* DATA BLOCK *
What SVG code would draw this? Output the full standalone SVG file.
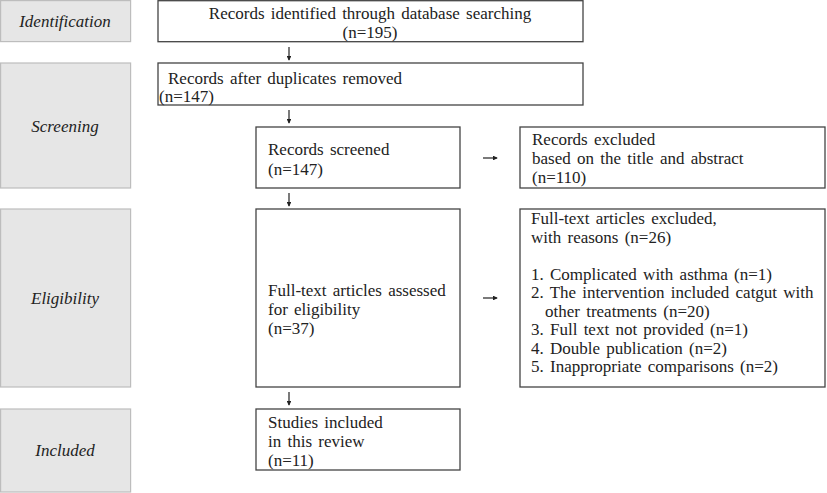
<svg xmlns="http://www.w3.org/2000/svg" width="827" height="493" viewBox="0 0 827 493">
<style>
.phase{fill:#e6e6e6;stroke:#bdbdbd;stroke-width:1.2}
.box{fill:#fff;stroke:#444;stroke-width:1.3}
.pt{font-family:"Liberation Serif",serif;font-style:italic;font-size:17px;fill:#222;text-anchor:middle}
.t{font-family:"Liberation Serif",serif;font-size:17px;fill:#222;word-spacing:2px}
.c{text-anchor:middle}
.arr{stroke:#222;stroke-width:1.2;fill:none;marker-end:url(#ah)}
</style>
<defs>
<marker id="ah" viewBox="0 0 6 6" refX="5" refY="3" markerWidth="4" markerHeight="4" orient="auto" markerUnits="strokeWidth">
<path d="M0,0 L6,3 L0,6 Z" fill="#222"/>
</marker>
</defs>
<rect width="827" height="493" fill="#fff"/>
<g id="phase-identification"><rect class="phase" x="0.6" y="0.6" width="130" height="41"/><text class="pt" x="65" y="27">Identification</text></g>
<g id="phase-screening"><rect class="phase" x="0.6" y="63" width="130" height="125"/><text class="pt" x="65" y="132">Screening</text></g>
<g id="phase-eligibility"><rect class="phase" x="0.6" y="209" width="130" height="178"/><text class="pt" x="65" y="304">Eligibility</text></g>
<g id="phase-included"><rect class="phase" x="0.6" y="409" width="130" height="83"/><text class="pt" x="65" y="456">Included</text></g>

<g id="identified"><rect class="box" x="158" y="0.7" width="425" height="41"/>
<text class="t c" x="370" y="19">Records identified through database searching</text>
<text class="t c" x="370" y="38">(n=195)</text></g>
<g id="duplicates"><rect class="box" x="158" y="63" width="425" height="42"/>
<text class="t" x="168" y="84">Records after duplicates removed</text>
<text class="t" x="159" y="102">(n=147)</text></g>
<g id="screened"><rect class="box" x="256" y="127" width="204" height="61"/>
<text class="t" x="268" y="155">Records screened</text>
<text class="t" x="268" y="175">(n=147)</text></g>
<g id="excluded-screen"><rect class="box" x="520" y="127" width="305" height="61"/>
<text class="t" x="532" y="145">Records excluded</text>
<text class="t" x="532" y="164">based on the title and abstract</text>
<text class="t" x="532" y="183">(n=110)</text></g>
<g id="fulltext"><rect class="box" x="256" y="209" width="204" height="178"/>
<text class="t" x="268" y="296">Full-text articles assessed</text>
<text class="t" x="268" y="315">for eligibility</text>
<text class="t" x="268" y="334">(n=37)</text></g>
<g id="excluded-full"><rect class="box" x="520" y="209" width="305" height="178"/>
<text class="t" x="531" y="224">Full-text articles excluded,</text>
<text class="t" x="531" y="243">with reasons (n=26)</text>
<text class="t" x="531" y="280">1. Complicated with asthma (n=1)</text>
<text class="t" x="531" y="298">2. The intervention included catgut with</text>
<text class="t" x="545" y="317">other treatments (n=20)</text>
<text class="t" x="531" y="335">3. Full text not provided (n=1)</text>
<text class="t" x="531" y="354">4. Double publication (n=2)</text>
<text class="t" x="531" y="372">5. Inappropriate comparisons (n=2)</text></g>
<g id="included"><rect class="box" x="256" y="409" width="204" height="61"/>
<text class="t" x="268" y="428">Studies included</text>
<text class="t" x="268" y="447">in this review</text>
<text class="t" x="268" y="466">(n=11)</text></g>

<g id="connectors">
<line class="arr" x1="289" y1="47" x2="289" y2="60"/>
<line class="arr" x1="289" y1="110" x2="289" y2="123"/>
<line class="arr" x1="289" y1="193" x2="289" y2="206"/>
<line class="arr" x1="289" y1="392" x2="289" y2="405"/>
<line class="arr" x1="483" y1="158" x2="497" y2="158"/>
<line class="arr" x1="483" y1="298" x2="497" y2="298"/>
</g>
</svg>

* WHAT IS REQUIRED *
Give every line back word for word and leave the pictures out.

* TASK ANSWER *
What SVG code would draw this? Output the full standalone SVG file.
<svg xmlns="http://www.w3.org/2000/svg" width="827" height="493" viewBox="0 0 827 493">
<style>
.phase{fill:#e6e6e6;stroke:#bdbdbd;stroke-width:1.2}
.box{fill:#fff;stroke:#444;stroke-width:1.3}
.pt{font-family:"Liberation Serif",serif;font-style:italic;font-size:17px;fill:#222;text-anchor:middle}
.t{font-family:"Liberation Serif",serif;font-size:17px;fill:#222;word-spacing:2px}
.c{text-anchor:middle}
.arr{stroke:#222;stroke-width:1.2;fill:none;marker-end:url(#ah)}
</style>
<defs>
<marker id="ah" viewBox="0 0 6 6" refX="5" refY="3" markerWidth="4" markerHeight="4" orient="auto" markerUnits="strokeWidth">
<path d="M0,0 L6,3 L0,6 Z" fill="#222"/>
</marker>
</defs>
<rect width="827" height="493" fill="#fff"/>
<g id="phase-identification"><rect class="phase" x="0.6" y="0.6" width="130" height="41"/><text class="pt" x="65" y="27">Identification</text></g>
<g id="phase-screening"><rect class="phase" x="0.6" y="63" width="130" height="125"/><text class="pt" x="65" y="132">Screening</text></g>
<g id="phase-eligibility"><rect class="phase" x="0.6" y="209" width="130" height="178"/><text class="pt" x="65" y="304">Eligibility</text></g>
<g id="phase-included"><rect class="phase" x="0.6" y="409" width="130" height="83"/><text class="pt" x="65" y="456">Included</text></g>

<g id="identified"><rect class="box" x="158" y="0.7" width="425" height="41"/>
<text class="t c" x="370" y="19">Records identified through database searching</text>
<text class="t c" x="370" y="38">(n=195)</text></g>
<g id="duplicates"><rect class="box" x="158" y="63" width="425" height="42"/>
<text class="t" x="168" y="84">Records after duplicates removed</text>
<text class="t" x="159" y="102">(n=147)</text></g>
<g id="screened"><rect class="box" x="256" y="127" width="204" height="61"/>
<text class="t" x="268" y="155">Records screened</text>
<text class="t" x="268" y="175">(n=147)</text></g>
<g id="excluded-screen"><rect class="box" x="520" y="127" width="305" height="61"/>
<text class="t" x="532" y="145">Records excluded</text>
<text class="t" x="532" y="164">based on the title and abstract</text>
<text class="t" x="532" y="183">(n=110)</text></g>
<g id="fulltext"><rect class="box" x="256" y="209" width="204" height="178"/>
<text class="t" x="268" y="296">Full-text articles assessed</text>
<text class="t" x="268" y="315">for eligibility</text>
<text class="t" x="268" y="334">(n=37)</text></g>
<g id="excluded-full"><rect class="box" x="520" y="209" width="305" height="178"/>
<text class="t" x="531" y="224">Full-text articles excluded,</text>
<text class="t" x="531" y="243">with reasons (n=26)</text>
<text class="t" x="531" y="280">1. Complicated with asthma (n=1)</text>
<text class="t" x="531" y="298">2. The intervention included catgut with</text>
<text class="t" x="545" y="317">other treatments (n=20)</text>
<text class="t" x="531" y="335">3. Full text not provided (n=1)</text>
<text class="t" x="531" y="354">4. Double publication (n=2)</text>
<text class="t" x="531" y="372">5. Inappropriate comparisons (n=2)</text></g>
<g id="included"><rect class="box" x="256" y="409" width="204" height="61"/>
<text class="t" x="268" y="428">Studies included</text>
<text class="t" x="268" y="447">in this review</text>
<text class="t" x="268" y="466">(n=11)</text></g>

<g id="connectors">
<line class="arr" x1="289" y1="47" x2="289" y2="60"/>
<line class="arr" x1="289" y1="110" x2="289" y2="123"/>
<line class="arr" x1="289" y1="193" x2="289" y2="206"/>
<line class="arr" x1="289" y1="392" x2="289" y2="405"/>
<line class="arr" x1="483" y1="158" x2="497" y2="158"/>
<line class="arr" x1="483" y1="298" x2="497" y2="298"/>
</g>
</svg>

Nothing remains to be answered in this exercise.